>> start The input
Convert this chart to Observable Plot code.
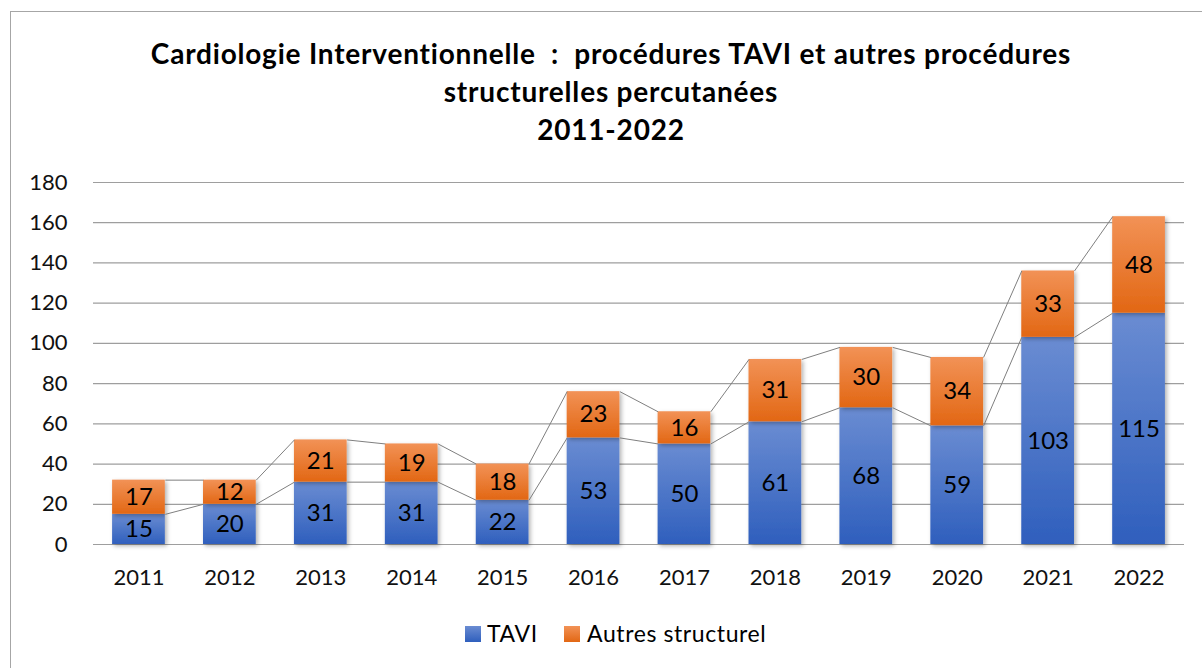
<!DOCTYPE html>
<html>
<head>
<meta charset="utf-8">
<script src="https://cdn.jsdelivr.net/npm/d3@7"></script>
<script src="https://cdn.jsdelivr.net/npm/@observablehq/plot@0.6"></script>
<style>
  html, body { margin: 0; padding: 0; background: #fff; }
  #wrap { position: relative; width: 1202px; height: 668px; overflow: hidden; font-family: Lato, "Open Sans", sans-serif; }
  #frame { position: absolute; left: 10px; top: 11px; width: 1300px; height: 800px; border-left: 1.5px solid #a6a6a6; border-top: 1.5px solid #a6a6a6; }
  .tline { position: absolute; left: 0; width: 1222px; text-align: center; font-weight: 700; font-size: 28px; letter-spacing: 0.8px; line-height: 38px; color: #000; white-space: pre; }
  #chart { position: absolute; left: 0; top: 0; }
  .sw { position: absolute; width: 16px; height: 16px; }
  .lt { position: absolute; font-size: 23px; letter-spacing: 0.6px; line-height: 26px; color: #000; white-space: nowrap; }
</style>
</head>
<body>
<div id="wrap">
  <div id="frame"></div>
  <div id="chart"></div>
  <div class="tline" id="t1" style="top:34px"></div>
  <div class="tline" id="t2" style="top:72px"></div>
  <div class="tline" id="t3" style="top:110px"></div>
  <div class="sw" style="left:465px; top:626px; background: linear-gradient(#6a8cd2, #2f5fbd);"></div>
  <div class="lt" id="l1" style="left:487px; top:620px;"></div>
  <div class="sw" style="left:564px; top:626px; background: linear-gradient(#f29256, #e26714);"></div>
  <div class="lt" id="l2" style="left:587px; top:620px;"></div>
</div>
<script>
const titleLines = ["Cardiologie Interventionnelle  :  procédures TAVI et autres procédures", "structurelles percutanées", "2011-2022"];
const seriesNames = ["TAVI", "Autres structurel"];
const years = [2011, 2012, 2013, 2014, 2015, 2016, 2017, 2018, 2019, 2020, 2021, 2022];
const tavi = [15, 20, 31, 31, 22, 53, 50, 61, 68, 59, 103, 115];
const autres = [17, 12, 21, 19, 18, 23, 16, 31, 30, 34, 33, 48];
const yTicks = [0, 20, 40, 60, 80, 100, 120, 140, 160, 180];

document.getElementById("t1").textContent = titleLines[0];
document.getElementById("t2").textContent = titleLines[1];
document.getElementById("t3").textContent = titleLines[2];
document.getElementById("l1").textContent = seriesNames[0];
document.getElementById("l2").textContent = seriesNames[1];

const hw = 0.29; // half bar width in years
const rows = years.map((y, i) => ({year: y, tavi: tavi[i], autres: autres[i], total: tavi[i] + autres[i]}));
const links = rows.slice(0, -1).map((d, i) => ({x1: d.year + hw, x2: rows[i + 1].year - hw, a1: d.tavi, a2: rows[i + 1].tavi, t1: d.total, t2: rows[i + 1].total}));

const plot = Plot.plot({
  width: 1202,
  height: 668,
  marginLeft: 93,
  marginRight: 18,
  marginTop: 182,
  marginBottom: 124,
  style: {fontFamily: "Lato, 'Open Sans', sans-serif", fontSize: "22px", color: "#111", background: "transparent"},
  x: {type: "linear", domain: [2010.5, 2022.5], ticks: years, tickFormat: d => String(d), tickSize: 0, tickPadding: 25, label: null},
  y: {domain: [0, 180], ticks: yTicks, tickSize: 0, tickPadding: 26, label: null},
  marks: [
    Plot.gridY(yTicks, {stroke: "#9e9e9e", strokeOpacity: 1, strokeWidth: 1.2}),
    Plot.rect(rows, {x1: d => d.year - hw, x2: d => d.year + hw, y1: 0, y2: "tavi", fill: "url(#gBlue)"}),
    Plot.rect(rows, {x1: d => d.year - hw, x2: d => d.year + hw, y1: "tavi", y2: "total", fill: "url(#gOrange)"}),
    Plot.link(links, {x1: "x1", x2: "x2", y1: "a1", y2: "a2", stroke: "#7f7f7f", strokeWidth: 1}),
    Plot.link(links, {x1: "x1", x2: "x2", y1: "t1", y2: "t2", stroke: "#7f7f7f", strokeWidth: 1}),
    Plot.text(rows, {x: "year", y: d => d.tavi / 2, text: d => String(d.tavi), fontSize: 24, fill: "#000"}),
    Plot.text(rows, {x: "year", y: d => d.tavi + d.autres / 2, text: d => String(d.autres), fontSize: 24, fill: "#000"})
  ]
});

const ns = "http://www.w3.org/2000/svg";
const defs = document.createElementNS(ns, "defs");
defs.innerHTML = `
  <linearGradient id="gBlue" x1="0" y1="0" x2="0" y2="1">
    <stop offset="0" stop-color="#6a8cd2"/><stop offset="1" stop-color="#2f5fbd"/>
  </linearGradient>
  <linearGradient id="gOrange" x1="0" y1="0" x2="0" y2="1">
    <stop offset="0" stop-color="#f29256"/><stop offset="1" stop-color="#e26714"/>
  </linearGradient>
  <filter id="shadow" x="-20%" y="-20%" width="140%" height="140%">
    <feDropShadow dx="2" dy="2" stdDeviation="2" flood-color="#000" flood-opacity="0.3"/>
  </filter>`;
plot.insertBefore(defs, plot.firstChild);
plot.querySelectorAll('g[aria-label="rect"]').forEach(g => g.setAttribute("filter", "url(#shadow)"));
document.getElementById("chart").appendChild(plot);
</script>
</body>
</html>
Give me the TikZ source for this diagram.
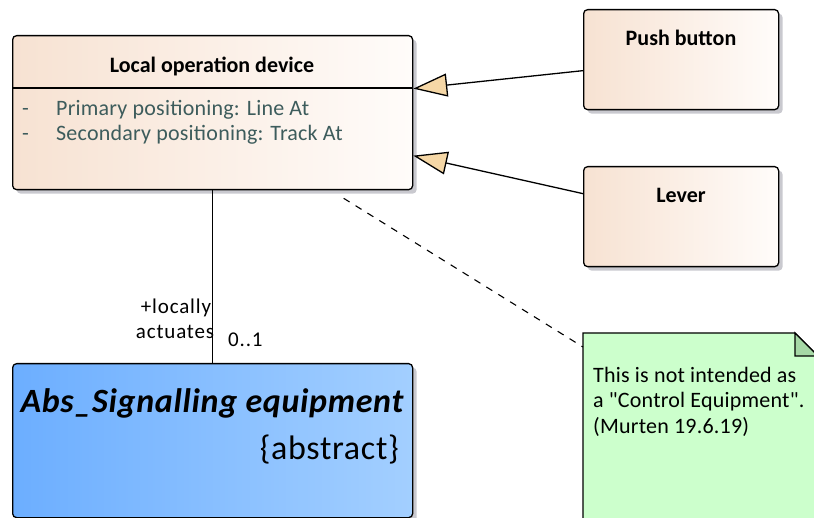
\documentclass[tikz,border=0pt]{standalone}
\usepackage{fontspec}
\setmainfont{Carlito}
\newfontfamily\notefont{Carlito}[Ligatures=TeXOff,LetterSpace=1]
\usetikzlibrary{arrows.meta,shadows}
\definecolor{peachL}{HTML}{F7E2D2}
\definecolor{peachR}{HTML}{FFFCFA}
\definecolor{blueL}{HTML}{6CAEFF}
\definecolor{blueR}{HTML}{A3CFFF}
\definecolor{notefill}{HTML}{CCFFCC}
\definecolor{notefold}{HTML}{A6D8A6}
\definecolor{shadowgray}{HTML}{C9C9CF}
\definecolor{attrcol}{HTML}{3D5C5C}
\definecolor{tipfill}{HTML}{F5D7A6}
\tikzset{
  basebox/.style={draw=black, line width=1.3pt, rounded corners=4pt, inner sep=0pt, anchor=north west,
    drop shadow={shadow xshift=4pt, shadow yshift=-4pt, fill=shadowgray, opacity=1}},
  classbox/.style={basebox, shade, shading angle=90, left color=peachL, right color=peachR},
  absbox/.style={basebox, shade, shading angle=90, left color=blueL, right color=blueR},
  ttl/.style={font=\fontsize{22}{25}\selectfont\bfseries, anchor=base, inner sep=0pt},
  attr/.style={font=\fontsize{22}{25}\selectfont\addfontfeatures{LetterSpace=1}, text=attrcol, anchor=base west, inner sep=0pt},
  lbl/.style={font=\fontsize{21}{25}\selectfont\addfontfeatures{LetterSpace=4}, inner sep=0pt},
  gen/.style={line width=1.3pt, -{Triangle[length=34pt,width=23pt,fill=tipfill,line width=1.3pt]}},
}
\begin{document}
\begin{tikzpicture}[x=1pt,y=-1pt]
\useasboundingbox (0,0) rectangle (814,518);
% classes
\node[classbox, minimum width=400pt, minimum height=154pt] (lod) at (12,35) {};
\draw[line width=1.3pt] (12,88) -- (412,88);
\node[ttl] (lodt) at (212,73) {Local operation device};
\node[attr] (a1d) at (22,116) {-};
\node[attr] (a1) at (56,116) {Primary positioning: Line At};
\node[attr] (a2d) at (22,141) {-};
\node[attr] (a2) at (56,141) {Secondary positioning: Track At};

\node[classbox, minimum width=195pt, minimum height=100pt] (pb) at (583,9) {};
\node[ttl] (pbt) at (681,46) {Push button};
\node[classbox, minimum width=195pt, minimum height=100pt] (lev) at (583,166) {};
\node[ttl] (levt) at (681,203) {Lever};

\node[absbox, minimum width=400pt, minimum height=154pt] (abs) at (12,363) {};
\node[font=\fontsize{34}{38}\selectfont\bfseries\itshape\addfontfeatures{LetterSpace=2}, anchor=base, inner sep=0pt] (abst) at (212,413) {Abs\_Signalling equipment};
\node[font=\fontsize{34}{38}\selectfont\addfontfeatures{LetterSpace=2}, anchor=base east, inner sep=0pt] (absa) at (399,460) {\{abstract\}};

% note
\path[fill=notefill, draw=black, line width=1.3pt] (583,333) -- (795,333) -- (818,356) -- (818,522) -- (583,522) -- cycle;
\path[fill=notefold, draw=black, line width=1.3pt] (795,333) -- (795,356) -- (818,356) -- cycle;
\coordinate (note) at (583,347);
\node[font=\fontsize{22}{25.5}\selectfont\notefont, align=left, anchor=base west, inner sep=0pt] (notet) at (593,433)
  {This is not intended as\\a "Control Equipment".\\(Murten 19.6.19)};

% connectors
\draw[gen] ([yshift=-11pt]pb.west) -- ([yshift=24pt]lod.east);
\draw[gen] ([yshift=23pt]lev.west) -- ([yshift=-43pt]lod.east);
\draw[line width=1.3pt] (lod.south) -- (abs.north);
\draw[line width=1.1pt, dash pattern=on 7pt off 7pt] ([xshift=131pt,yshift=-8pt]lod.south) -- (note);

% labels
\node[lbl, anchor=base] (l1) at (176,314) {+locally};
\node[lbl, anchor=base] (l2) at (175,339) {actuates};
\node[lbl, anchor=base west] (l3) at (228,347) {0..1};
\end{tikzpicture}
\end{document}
>> end The input
In the entries above, find lines with "chart" and copy each.

→ **Solution to this task**
Convert this chart to Observable Plot code.
  #chart { position: absolute; left: 0; top: 0; }
  <div id="chart"></div>
document.getElementById("chart").appendChild(plot);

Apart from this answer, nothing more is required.